“Vámonos a otra parte, a las aldeas cercanas, para predicar también allí; que para eso he venido”
Evangelio según S. Marcos 1, 29-39
Al salir Jesús de la sinagoga, fue con Santiago y Juan a casa de Simón y Andrés. La suegra de Simón estaba en la cama con fiebre, e inmediatamente le hablaron de ella. Él se acercó, la tomó de la mano y la levantó. Se le pasó la fiebre y se puso a servirles. Al anochecer, cuando se puso el sol, le llevaron todos los enfermos y endemoniados. La población entera se agolpaba a la puerta. Curó a muchos enfermos de diversos males y expulsó muchos demonios; y como los demonios lo conocían, no les permitía hablar. Se levantó de madrugada, se marchó a un lugar solitario y allí se puso a orar. Simón y sus compañeros fueron en su busca y, al encontrarlo, le dijeron: «Todo el mundo te busca». Él les responde: «Vámonos a otra parte, a las aldeas cercanas, para predicar también allí; que para eso he venido». Así recorrió toda Galilea, predicando en las sinagogas y expulsando los demonios
Meditación sobre el Evangelio
Centro de sus trabajos evangelizadores fue la ciudad de Cafarnaún. Se hospedaba en la casa de Pedro, allí en familia, con los esposos y parientes. La madre de la esposa ha caído enferma. Vuelve Jesús de la sinagoga y la calentura ha subido; está grave. Los de casa le ruegan que la cure. Tienen fe. Jesús les tiene amor. Para ayudarles a su fe formula un mandato categórico de intención pedagógica (¡es tan gran Maestro y se acomoda tanto a los pequeños!), imperó con energía a la fiebre.

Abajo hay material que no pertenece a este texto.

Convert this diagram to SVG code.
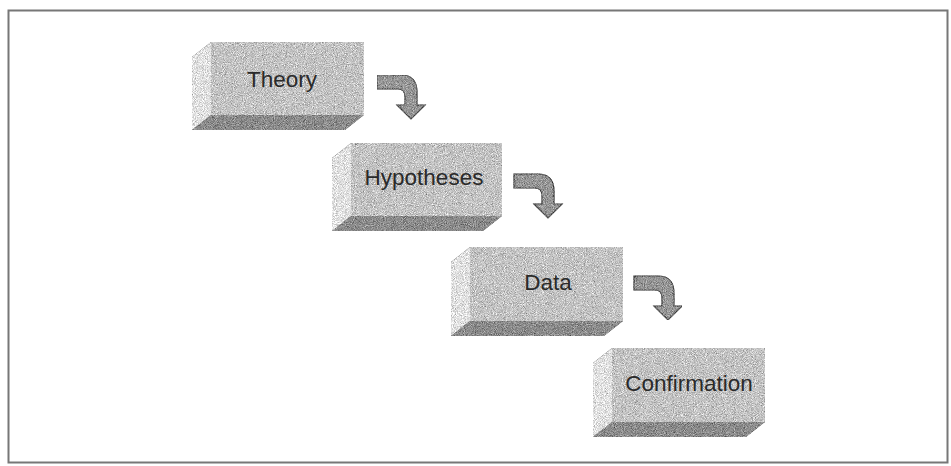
<svg xmlns="http://www.w3.org/2000/svg" width="951" height="466" viewBox="0 0 951 466">
<style>
.front{fill:#c4c4c4}
.left{fill:#e2e2e2}
.bottom{fill:#8c8c8c}
.lbl{font-family:"Liberation Sans",Arial,sans-serif;font-size:22.5px;fill:#2a2a2a;text-anchor:middle}
.arr{fill:#979797;stroke:#555555;stroke-width:1.2;stroke-linejoin:miter}
</style>
<defs>
<filter id="grain" x="0" y="0" width="100%" height="100%" color-interpolation-filters="sRGB">
<feTurbulence type="fractalNoise" baseFrequency="1.1" numOctaves="2" seed="7" result="n"/>
<feColorMatrix in="n" type="matrix" values="0.33 0.33 0.33 0 0  0.33 0.33 0.33 0 0  0.33 0.33 0.33 0 0  0 0 0 0 1" result="g"/>
<feComposite in="SourceGraphic" in2="g" operator="arithmetic" k1="0" k2="1" k3="1.2" k4="-0.6" result="m"/>
<feComposite in="m" in2="SourceGraphic" operator="in"/>
</filter>
<path id="bent" d="M0,0 H24 Q40,0 40,17 V30 H48 L34,44 L20,30 H28 V22 Q28,14 21,14 H0 Z"/>
</defs>
<rect x="0" y="0" width="951" height="466" fill="#ffffff"/>
<rect x="8.5" y="10.5" width="939" height="452" fill="none" stroke="#777777" stroke-width="2"/>

<g id="theory">
<g filter="url(#grain)">
<rect class="front" x="211" y="42" width="153" height="73"/>
<polygon class="left" points="211,42 211,115 192,130 192,57"/>
<polygon class="bottom" points="211,115 364,115 345,130 192,130"/>
</g>
<text class="lbl" x="282" y="87">Theory</text>
</g>

<g id="hypotheses">
<g filter="url(#grain)">
<rect class="front" x="351" y="143" width="151" height="73"/>
<polygon class="left" points="351,143 351,216 332,231 332,158"/>
<polygon class="bottom" points="351,216 502,216 483,231 332,231"/>
</g>
<text class="lbl" x="424" y="185">Hypotheses</text>
</g>

<g id="data">
<g filter="url(#grain)">
<rect class="front" x="470" y="247" width="153" height="74"/>
<polygon class="left" points="470,247 470,321 451,336 451,262"/>
<polygon class="bottom" points="470,321 623,321 604,336 451,336"/>
</g>
<text class="lbl" x="548" y="290">Data</text>
</g>

<g id="confirmation">
<g filter="url(#grain)">
<rect class="front" x="612" y="348" width="153" height="74"/>
<polygon class="left" points="612,348 612,422 593,437 593,363"/>
<polygon class="bottom" points="612,422 765,422 746,437 593,437"/>
</g>
<text class="lbl" x="689" y="391">Confirmation</text>
</g>

<g id="connectors" filter="url(#grain)">
<use href="#bent" class="arr" x="377" y="75"/>
<use href="#bent" class="arr" x="514" y="174"/>
<use href="#bent" class="arr" x="634" y="276"/>
</g>
</svg>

Cogió seguro de la mano a la enferma y la fiebre desapareció. Jesús lleno de amor; ellos de fe, ¿se irían llenando de amor?
En cuanto terminó el sábado a las seis de la tarde, terminaba el descanso obligatorio. La gente cargó con sus enfermos y se los llevaron a Jesús, ¡curioso espectáculo! Las familias por la calle con sus enfermos. A todos los fue curando. Deliciosa escena; los rostros de los enfermos anhelantes, los cuerpos agarrotados por la dolencia, luego de pie entre los abrazos de los suyos, el semblante del Maestro iluminado de dulzura y cariño, sus manos finas vertiendo salud, su alma gozando con el gozo de los corderos y su iniciación en la fe de una doctrina en que Dios es Padre y los hombres buenos como Él.
Los demonios trataban de perturbar aquel idilio con malintencionados elogios, y Jesús los silenciaba. La ciudad se agolpaba a su puerta.
¡Bendito Jesús, consuelo y oro, caridad andante, que por darnos bienes de cuerpo y alma «tomó sobre sí nuestra flaqueza y cargó con nuestras enfermedades»!